Stored data:
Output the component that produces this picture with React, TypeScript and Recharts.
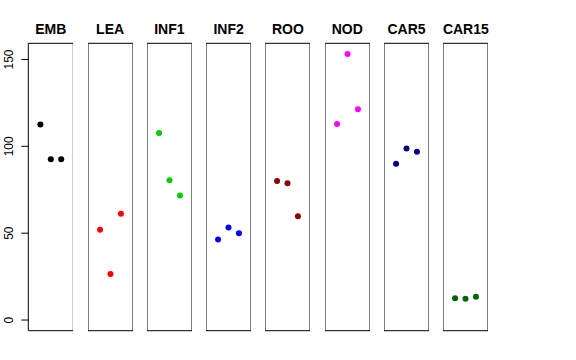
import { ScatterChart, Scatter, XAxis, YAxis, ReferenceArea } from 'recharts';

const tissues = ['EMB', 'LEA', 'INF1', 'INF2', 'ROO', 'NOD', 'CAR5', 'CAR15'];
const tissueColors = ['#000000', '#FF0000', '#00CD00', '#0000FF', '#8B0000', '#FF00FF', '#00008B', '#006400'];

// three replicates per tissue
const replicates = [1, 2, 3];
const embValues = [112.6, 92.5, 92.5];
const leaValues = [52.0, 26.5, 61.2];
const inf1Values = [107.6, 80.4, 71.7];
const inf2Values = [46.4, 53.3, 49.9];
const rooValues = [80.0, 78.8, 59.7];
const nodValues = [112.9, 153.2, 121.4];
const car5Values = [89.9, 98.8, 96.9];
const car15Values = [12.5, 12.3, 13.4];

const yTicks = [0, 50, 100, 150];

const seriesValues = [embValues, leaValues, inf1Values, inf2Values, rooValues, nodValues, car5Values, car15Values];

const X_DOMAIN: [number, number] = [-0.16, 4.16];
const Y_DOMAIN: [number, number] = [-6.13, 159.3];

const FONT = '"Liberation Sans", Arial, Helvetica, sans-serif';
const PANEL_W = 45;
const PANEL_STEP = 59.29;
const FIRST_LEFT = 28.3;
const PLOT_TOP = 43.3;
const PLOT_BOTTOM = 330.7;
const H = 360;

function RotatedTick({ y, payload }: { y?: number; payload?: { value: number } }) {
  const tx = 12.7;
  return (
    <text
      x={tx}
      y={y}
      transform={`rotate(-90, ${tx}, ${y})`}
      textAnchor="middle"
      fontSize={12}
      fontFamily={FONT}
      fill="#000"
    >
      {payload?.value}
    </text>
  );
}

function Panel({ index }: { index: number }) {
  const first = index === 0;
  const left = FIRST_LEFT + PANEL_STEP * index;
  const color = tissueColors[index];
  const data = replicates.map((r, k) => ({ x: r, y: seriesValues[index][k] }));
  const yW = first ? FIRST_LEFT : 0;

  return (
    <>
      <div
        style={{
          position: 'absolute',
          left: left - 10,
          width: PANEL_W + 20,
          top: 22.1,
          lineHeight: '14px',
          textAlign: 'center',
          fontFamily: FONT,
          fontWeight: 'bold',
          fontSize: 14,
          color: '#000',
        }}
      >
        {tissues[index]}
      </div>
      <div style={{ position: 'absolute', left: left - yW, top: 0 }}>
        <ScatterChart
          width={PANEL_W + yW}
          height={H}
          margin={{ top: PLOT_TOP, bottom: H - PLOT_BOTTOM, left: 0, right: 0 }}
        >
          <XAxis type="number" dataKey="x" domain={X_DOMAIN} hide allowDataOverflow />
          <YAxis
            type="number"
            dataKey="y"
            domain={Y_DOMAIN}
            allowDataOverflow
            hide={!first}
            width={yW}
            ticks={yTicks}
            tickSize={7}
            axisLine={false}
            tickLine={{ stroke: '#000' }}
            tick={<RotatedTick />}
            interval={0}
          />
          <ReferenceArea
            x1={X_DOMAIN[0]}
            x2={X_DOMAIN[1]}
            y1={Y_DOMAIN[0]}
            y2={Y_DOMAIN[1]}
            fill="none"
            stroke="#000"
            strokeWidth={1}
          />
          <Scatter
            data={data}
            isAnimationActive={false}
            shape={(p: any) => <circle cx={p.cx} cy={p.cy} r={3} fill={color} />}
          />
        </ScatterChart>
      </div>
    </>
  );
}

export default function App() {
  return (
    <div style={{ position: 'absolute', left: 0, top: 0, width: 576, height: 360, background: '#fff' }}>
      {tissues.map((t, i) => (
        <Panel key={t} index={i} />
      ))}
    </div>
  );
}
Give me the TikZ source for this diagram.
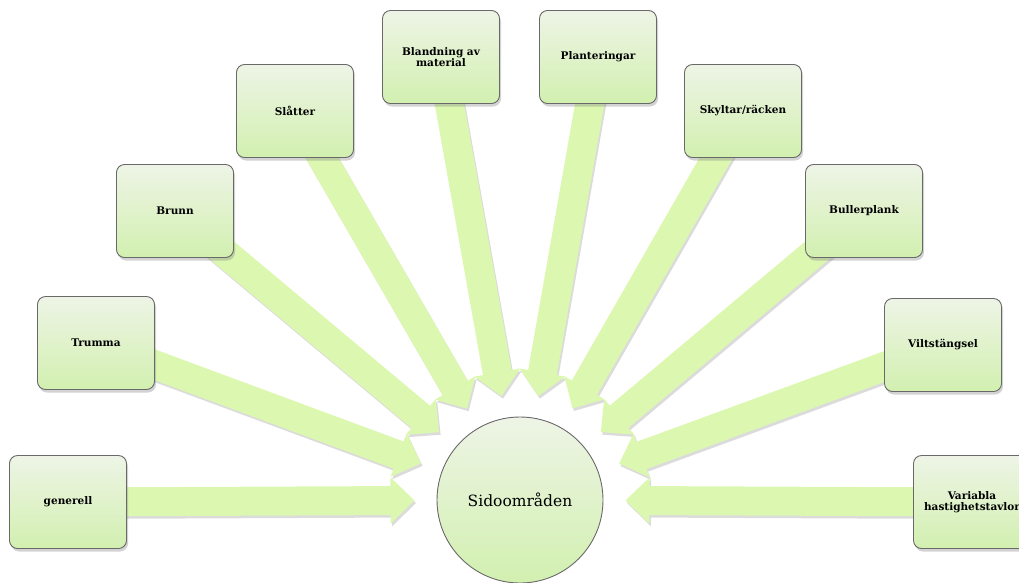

- **STATED PROBLEM**:
Search the entries for the word "this" and gather every line where it appears.

- **EXERCISE ANSWER**:
Output the component that produces this picture with React, TypeScript and Recharts.
Give me the TikZ source for this diagram.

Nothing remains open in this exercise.